== Exercise goal ==
Below this line is a listing that includes pictures. Copy exactly, and only, the lines from the one containing "Give me the Plotly source for this chart." through the one containing "import plotly.graph_objects as go"; the pictures do not go in the copy.

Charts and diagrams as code
_ _ _

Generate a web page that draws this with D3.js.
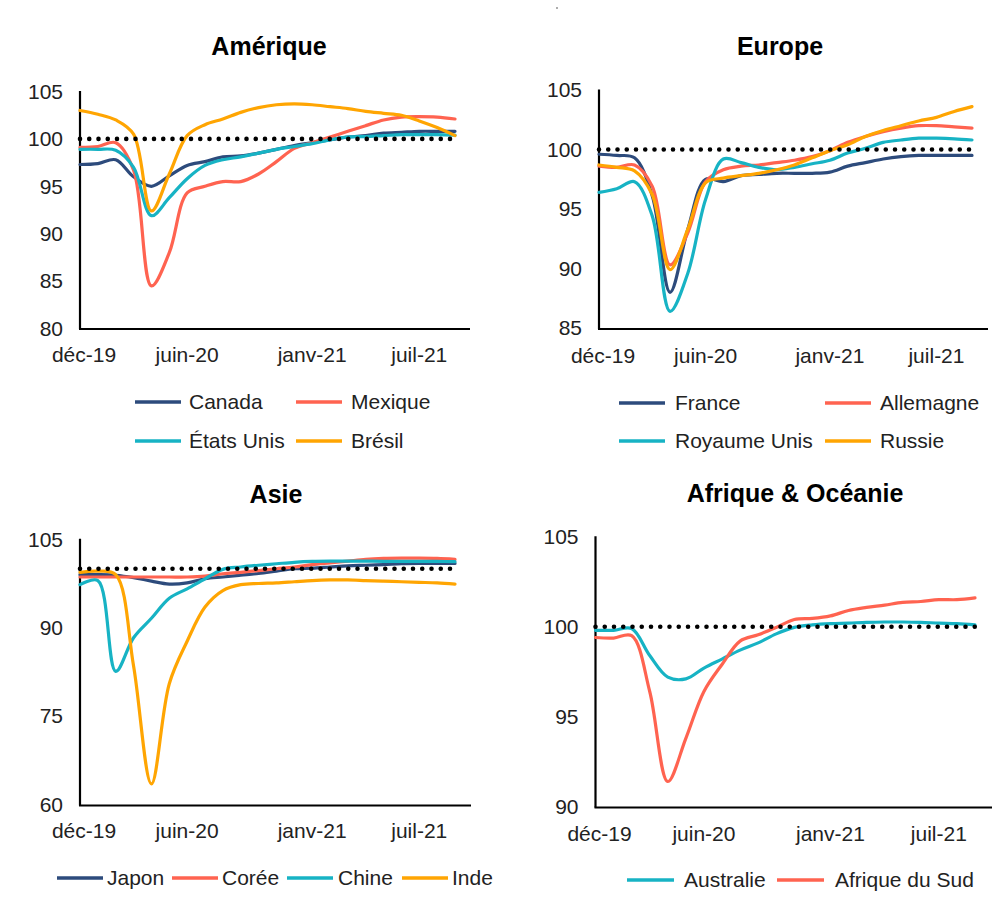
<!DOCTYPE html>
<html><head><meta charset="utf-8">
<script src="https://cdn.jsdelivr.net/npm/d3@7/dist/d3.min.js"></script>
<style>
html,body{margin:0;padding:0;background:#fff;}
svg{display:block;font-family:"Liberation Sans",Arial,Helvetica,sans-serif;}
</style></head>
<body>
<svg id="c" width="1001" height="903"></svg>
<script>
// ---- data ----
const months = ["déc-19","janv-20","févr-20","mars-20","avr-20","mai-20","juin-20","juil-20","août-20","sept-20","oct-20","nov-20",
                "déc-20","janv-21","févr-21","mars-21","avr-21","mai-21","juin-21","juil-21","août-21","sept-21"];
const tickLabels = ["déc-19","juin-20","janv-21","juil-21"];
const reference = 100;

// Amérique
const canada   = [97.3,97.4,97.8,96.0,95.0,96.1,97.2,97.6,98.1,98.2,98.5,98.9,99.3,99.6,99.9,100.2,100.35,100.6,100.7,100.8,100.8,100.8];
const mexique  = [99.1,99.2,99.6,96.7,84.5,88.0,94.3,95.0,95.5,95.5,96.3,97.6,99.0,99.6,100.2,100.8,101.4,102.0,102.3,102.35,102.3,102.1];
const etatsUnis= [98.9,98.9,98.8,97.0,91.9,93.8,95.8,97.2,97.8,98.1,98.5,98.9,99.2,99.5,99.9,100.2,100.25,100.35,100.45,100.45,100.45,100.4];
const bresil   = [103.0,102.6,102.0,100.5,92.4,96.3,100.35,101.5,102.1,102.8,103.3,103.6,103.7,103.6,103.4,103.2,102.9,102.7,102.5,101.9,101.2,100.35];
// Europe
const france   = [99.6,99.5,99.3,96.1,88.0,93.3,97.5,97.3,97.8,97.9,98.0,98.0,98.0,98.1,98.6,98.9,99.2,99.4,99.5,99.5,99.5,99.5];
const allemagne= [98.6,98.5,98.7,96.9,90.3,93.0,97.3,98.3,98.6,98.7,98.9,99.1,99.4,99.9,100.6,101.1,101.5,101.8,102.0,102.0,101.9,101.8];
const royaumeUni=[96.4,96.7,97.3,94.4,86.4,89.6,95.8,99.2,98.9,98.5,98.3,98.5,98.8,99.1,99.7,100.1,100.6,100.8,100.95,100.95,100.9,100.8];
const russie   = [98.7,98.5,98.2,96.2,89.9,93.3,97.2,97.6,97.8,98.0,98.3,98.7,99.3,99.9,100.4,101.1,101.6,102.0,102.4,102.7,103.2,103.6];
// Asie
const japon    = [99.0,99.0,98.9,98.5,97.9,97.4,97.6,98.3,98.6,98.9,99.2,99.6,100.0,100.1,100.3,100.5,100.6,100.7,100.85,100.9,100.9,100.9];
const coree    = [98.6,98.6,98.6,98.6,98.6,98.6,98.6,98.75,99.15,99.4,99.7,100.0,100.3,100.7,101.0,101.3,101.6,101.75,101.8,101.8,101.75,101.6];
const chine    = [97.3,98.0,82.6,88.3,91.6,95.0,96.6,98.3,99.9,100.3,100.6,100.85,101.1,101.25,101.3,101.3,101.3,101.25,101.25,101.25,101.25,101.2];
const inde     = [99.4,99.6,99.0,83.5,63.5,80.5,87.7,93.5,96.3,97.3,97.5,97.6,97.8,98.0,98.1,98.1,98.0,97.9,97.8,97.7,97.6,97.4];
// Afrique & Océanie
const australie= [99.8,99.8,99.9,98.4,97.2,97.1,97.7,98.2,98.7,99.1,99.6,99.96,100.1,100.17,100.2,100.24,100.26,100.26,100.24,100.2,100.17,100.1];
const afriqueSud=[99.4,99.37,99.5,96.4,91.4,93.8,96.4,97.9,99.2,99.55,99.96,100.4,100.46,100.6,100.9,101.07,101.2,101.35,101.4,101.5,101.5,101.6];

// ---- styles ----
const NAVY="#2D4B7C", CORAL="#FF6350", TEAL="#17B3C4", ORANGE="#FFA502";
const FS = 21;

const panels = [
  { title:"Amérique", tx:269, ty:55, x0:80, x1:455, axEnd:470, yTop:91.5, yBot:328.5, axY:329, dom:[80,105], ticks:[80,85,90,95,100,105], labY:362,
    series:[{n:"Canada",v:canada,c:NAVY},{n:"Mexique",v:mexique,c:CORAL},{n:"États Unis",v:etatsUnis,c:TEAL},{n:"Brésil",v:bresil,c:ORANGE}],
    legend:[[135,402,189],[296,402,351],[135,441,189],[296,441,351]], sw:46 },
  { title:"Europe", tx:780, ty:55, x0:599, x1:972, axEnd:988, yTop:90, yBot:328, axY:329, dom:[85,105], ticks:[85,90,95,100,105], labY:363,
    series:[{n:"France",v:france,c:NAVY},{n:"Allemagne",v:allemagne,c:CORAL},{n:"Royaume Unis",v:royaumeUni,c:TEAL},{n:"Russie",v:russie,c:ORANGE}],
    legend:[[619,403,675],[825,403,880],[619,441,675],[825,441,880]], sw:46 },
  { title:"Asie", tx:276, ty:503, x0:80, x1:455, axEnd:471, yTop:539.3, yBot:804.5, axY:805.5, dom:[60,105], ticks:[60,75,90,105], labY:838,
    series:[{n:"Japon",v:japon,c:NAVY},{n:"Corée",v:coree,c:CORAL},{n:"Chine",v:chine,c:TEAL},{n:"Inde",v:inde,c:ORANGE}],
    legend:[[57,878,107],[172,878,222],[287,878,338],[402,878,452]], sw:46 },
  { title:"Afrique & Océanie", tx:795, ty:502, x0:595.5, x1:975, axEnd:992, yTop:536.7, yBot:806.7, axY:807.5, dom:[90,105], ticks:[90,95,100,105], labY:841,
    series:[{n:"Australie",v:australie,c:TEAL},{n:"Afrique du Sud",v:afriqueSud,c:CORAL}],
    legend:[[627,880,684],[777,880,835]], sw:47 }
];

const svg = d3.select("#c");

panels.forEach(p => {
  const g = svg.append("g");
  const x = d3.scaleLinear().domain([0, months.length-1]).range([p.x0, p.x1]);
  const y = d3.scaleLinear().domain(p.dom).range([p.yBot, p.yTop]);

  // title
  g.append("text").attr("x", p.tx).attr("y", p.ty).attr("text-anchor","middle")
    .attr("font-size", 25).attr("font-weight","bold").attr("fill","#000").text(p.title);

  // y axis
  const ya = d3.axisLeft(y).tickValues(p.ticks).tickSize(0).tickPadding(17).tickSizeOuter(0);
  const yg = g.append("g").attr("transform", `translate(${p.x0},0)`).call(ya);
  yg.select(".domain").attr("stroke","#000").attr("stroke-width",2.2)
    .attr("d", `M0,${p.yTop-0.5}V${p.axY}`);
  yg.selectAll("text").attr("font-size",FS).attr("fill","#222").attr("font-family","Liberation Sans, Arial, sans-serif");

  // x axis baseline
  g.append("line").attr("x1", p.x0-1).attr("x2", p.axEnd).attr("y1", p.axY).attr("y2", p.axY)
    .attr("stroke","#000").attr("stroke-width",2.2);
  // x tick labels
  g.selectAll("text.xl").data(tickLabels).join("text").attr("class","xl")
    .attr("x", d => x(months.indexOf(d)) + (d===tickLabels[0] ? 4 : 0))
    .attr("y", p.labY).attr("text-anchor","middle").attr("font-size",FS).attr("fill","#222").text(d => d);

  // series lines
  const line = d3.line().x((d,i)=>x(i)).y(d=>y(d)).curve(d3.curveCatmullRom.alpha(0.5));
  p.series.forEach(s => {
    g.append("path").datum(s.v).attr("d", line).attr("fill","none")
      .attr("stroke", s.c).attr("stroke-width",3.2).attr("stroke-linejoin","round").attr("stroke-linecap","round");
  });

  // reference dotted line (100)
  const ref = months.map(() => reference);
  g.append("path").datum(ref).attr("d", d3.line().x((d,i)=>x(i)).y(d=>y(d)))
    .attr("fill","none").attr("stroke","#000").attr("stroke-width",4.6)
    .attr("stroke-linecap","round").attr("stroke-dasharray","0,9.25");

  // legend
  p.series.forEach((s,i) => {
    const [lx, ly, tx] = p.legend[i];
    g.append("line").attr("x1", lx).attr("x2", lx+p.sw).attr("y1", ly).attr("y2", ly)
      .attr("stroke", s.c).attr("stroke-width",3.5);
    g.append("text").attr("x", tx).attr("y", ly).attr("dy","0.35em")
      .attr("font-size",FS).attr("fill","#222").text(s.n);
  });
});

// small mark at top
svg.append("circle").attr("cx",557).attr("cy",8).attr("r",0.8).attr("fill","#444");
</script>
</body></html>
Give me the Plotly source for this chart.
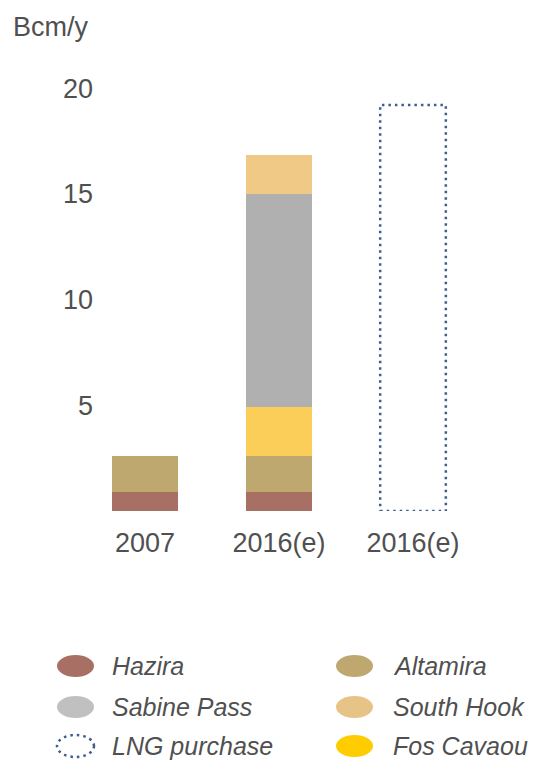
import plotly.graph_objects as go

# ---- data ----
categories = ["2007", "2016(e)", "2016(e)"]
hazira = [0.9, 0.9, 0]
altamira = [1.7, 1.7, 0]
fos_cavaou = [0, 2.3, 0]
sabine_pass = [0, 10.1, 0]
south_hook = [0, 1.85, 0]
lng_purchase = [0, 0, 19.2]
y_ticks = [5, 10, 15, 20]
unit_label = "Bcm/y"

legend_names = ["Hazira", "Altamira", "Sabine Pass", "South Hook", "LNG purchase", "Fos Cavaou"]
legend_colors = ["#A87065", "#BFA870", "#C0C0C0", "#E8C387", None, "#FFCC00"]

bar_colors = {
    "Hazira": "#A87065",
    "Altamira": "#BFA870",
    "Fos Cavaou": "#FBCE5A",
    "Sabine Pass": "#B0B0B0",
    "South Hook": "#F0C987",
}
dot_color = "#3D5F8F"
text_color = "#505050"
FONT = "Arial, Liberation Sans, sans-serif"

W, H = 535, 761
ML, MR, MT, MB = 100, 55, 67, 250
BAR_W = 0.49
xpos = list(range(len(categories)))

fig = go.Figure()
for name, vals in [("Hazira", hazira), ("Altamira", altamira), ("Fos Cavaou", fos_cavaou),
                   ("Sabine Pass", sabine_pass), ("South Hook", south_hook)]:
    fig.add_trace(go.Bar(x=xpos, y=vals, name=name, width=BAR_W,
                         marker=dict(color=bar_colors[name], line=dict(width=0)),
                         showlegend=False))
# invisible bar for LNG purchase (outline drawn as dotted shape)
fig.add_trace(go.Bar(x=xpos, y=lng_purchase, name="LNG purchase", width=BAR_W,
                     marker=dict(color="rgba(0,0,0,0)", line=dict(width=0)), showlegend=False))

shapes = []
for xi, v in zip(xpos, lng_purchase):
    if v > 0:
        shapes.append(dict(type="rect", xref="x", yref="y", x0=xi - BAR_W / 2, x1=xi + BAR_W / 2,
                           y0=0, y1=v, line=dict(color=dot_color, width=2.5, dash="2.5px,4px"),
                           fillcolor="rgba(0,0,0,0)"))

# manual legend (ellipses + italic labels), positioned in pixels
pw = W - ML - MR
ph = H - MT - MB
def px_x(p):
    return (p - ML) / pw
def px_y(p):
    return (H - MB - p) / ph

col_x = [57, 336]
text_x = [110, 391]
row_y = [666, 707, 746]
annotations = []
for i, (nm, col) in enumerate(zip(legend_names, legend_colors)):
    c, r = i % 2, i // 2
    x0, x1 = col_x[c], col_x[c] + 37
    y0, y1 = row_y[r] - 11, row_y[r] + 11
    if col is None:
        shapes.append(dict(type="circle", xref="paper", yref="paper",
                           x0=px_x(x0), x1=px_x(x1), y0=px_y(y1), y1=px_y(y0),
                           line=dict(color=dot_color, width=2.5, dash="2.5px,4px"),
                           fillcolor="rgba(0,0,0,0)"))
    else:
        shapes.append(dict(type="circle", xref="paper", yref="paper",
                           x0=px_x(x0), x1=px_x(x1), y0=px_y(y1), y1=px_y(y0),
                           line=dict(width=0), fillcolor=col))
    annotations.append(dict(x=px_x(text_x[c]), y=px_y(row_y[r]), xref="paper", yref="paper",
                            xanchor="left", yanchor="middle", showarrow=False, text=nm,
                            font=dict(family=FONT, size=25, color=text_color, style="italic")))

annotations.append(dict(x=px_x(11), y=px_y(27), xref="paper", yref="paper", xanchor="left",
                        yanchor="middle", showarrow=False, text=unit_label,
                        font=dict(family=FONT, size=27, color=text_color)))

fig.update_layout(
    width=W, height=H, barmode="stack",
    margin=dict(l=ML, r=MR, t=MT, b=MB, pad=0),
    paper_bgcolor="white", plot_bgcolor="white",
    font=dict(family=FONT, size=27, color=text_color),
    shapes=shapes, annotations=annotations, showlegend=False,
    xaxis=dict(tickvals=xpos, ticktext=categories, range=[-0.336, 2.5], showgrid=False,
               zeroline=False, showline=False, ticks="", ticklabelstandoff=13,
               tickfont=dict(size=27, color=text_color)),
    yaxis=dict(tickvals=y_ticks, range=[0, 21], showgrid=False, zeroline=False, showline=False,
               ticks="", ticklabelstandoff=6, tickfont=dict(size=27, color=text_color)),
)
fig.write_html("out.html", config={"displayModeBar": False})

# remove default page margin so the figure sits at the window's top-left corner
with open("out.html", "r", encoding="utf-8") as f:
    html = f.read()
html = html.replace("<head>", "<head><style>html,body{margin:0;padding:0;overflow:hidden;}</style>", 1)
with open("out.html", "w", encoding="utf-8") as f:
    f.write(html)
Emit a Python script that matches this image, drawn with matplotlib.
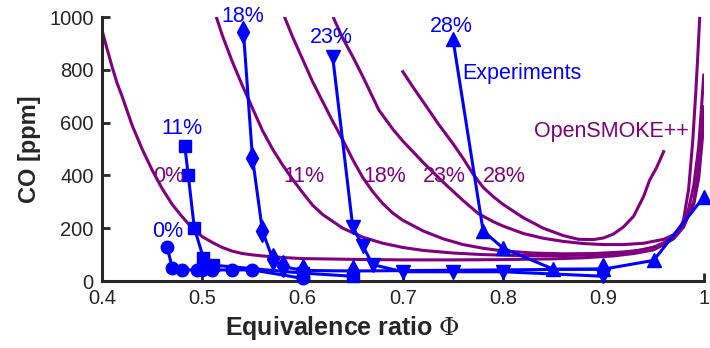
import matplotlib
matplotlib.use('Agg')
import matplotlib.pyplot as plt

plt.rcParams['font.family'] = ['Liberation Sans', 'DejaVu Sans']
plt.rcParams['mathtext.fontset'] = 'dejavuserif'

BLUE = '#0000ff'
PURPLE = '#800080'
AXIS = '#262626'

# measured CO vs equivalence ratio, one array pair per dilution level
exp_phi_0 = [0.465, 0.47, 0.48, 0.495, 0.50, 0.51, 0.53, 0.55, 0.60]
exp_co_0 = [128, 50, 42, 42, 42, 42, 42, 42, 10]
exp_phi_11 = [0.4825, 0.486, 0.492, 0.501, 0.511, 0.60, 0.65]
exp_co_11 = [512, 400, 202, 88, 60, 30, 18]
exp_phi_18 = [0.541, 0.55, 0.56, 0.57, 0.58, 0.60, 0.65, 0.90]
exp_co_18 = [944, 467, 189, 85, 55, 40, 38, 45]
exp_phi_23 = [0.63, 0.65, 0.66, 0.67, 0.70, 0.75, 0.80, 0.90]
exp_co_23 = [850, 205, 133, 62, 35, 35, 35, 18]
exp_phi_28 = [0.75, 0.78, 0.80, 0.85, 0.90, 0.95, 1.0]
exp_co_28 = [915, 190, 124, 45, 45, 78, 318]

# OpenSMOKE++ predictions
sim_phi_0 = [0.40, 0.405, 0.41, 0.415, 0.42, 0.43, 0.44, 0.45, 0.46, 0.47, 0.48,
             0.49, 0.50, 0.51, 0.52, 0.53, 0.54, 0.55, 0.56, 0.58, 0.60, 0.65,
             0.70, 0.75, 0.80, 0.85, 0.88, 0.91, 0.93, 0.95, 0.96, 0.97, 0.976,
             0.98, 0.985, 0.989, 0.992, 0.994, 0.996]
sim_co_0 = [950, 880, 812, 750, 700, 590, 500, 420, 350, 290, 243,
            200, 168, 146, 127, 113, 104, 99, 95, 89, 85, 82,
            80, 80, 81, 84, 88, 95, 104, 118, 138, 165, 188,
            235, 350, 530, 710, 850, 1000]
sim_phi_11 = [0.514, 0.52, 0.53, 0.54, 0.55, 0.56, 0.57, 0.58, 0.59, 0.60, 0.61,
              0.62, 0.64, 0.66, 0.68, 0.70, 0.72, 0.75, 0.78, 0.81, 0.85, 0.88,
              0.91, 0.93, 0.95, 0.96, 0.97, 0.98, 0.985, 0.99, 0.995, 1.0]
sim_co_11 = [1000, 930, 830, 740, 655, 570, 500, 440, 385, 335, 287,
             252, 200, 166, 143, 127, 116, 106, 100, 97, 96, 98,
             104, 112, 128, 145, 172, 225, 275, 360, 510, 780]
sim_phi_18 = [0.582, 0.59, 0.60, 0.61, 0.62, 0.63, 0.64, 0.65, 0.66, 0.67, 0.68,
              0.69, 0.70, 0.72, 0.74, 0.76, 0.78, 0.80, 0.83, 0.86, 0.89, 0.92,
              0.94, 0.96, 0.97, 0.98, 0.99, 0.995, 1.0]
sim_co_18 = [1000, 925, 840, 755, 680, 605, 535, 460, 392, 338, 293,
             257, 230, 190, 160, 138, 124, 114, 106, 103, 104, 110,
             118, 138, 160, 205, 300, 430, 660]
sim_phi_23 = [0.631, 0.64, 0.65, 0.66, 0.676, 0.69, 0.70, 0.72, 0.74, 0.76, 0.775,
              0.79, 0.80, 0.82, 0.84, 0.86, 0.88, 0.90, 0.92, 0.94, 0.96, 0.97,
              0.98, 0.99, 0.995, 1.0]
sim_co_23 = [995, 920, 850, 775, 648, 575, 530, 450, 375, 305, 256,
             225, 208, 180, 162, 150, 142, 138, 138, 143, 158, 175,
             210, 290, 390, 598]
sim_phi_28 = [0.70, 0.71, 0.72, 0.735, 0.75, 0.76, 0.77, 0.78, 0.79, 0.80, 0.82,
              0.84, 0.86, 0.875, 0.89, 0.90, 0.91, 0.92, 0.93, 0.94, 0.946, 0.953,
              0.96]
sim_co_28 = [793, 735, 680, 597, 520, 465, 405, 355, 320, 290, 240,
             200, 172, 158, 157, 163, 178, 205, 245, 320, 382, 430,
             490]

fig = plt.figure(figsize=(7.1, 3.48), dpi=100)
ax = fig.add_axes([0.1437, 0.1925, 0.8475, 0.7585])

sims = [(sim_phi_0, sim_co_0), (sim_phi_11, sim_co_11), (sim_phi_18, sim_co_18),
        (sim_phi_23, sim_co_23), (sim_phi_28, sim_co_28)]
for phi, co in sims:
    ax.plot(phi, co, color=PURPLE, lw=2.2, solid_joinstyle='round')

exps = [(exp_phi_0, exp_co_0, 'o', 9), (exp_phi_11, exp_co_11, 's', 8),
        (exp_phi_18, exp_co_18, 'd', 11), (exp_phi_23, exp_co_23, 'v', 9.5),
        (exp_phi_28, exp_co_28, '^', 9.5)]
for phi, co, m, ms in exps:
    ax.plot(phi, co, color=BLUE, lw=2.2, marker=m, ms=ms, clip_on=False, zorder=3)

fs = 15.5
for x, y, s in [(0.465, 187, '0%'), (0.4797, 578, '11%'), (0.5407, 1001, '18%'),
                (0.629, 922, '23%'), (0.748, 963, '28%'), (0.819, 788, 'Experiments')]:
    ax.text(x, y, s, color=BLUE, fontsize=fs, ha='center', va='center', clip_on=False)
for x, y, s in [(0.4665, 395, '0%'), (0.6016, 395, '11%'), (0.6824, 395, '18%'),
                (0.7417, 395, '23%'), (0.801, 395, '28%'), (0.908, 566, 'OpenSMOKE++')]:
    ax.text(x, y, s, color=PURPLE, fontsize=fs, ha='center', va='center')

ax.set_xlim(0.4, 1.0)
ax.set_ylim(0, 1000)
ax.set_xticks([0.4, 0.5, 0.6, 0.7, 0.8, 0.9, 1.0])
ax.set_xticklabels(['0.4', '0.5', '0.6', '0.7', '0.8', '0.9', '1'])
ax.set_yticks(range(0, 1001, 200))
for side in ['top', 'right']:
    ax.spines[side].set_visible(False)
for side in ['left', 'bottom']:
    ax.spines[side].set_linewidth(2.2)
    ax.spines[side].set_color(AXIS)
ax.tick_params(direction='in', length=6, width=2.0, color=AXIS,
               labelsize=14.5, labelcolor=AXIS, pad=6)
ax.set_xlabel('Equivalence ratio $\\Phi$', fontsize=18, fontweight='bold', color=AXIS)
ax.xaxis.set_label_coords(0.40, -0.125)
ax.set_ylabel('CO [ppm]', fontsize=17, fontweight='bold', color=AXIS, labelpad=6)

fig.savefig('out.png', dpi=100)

_ _ _

== Completed exercise ==
Give me the Plotly source for this chart.
import plotly.graph_objects as go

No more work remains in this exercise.